Em maio deste ano, fui um dos cinquenta subscritores do manifesto pela reforma da justiça em defesa do Estado de Direito Democrático, coincidindo com os 50 anos do 25 de Abril. Este gesto não foi contra nada ou ninguém específico, mas antes motivado pela convicção de que as mudanças no sistema judicial são essenciais para o futuro da democracia em Portugal. Porém, quando julgamos que nada mais nos podia surpreender, surgem notícias que reforçam a urgência da reforma.
Em pleno novembro de 2024, o Tribunal Central e Administrativo do Norte anulou o despedimento de um antigo pró-presidente do Instituto Politécnico do Porto, ao considerar que o ato de dar “sapatadas nas nádegas das estudantes” poderia ser interpretado como uma forma de “estabelecer relação empática”. Durante o processo disciplinar, ficou provado que o professor assediou três estudantes, mas, ainda assim, o tribunal aceitou a providência cautelar que permitiu a sua reintegração.
Hoje, mais de 60% da população portuguesa não confia na justiça, e essa desconfiança advém, sobretudo, da sua morosidade e do alto custo de acesso, que negam qualquer noção de igualdade perante a lei. A ausência de uma reforma judicial eficaz prejudica os mais vulneráveis e gera um entrave ao crescimento económico. A simplificação e a aceleração dos processos são, por isso, urgentes. Não podemos continuar a tolerar uma justiça que, devido a barreiras financeiras, favorece os poderosos, enquanto os menos favorecidos enfrentam desvantagens estruturais e são, muitas vezes, condenados sem recursos para contestar.

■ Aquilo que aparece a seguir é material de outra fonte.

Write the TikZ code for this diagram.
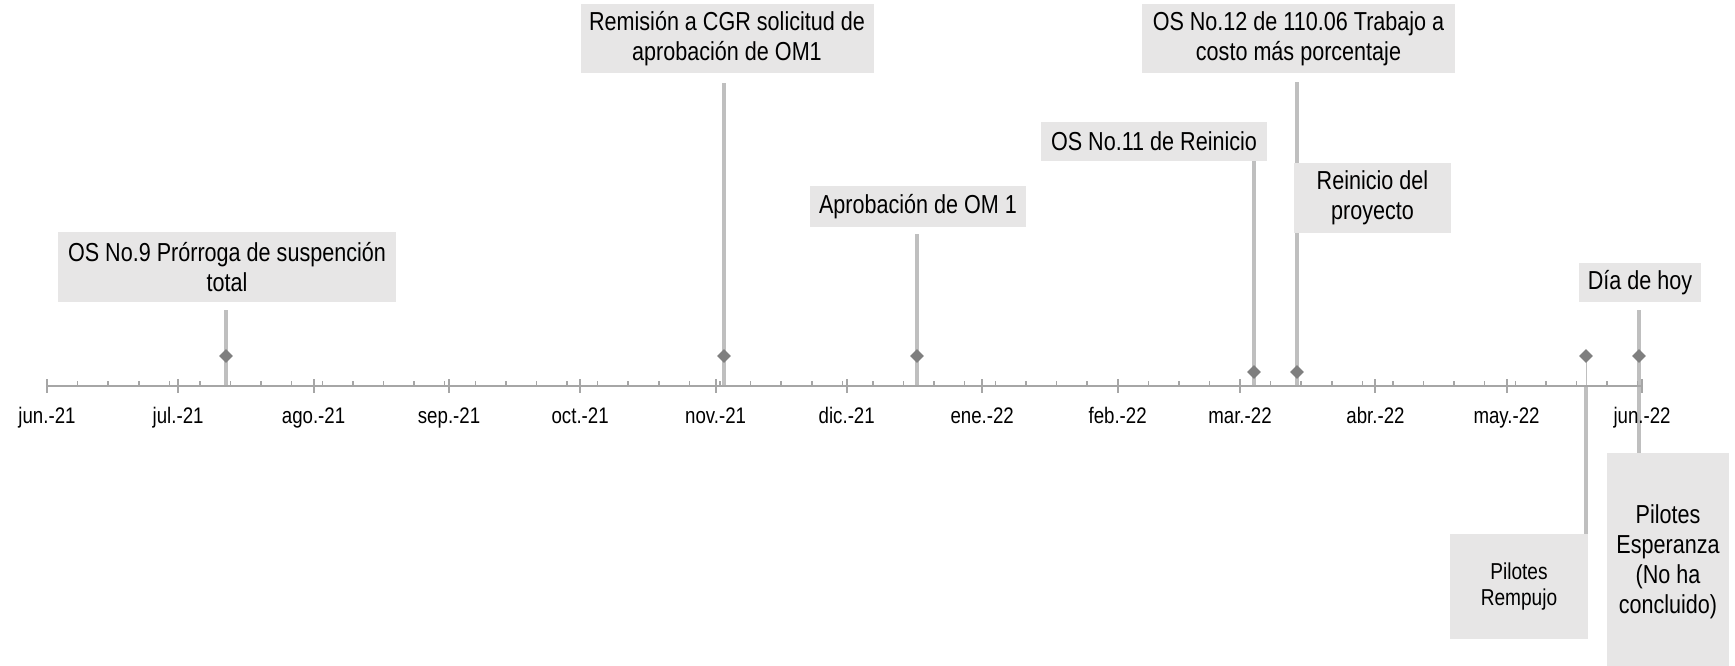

É desconcertante e embaraçoso ver um tribunal aceitar o argumento de que práticas de assédio sexual possam ser justificadas como formas de relação empática entre professor e alunas. Após decisões passadas que relativizam a violência doméstica, este episódio representa mais um golpe humilhante para a nossa justiça, que, em vez de proteger as vítimas, transmite cumplicidade com a misógina. Além disso, reforça a sensação de impunidade entre docentes que abusam da sua posição em relação aos estudantes e alimenta o sentimento de fragilidade e injustiça entre as alunas afetadas.
O comportamento deste docente, além de possivelmente configurar um crime, é uma vergonha para o país, para o Ensino Superior Português e para a Academia do Porto. As instituições de ensino devem ser espaços seguros de democracia e liberdade, onde se promove o conhecimento científico, a cidadania e o respeito pela dignidade humana. A decisão judicial de não punir esses atos e permitir a reintegração dos abusadores no sistema de ensino descredibiliza a justiça e desmotiva as vítimas a denunciarem abusos. Esta é mais uma página negra na história da justiça portuguesa.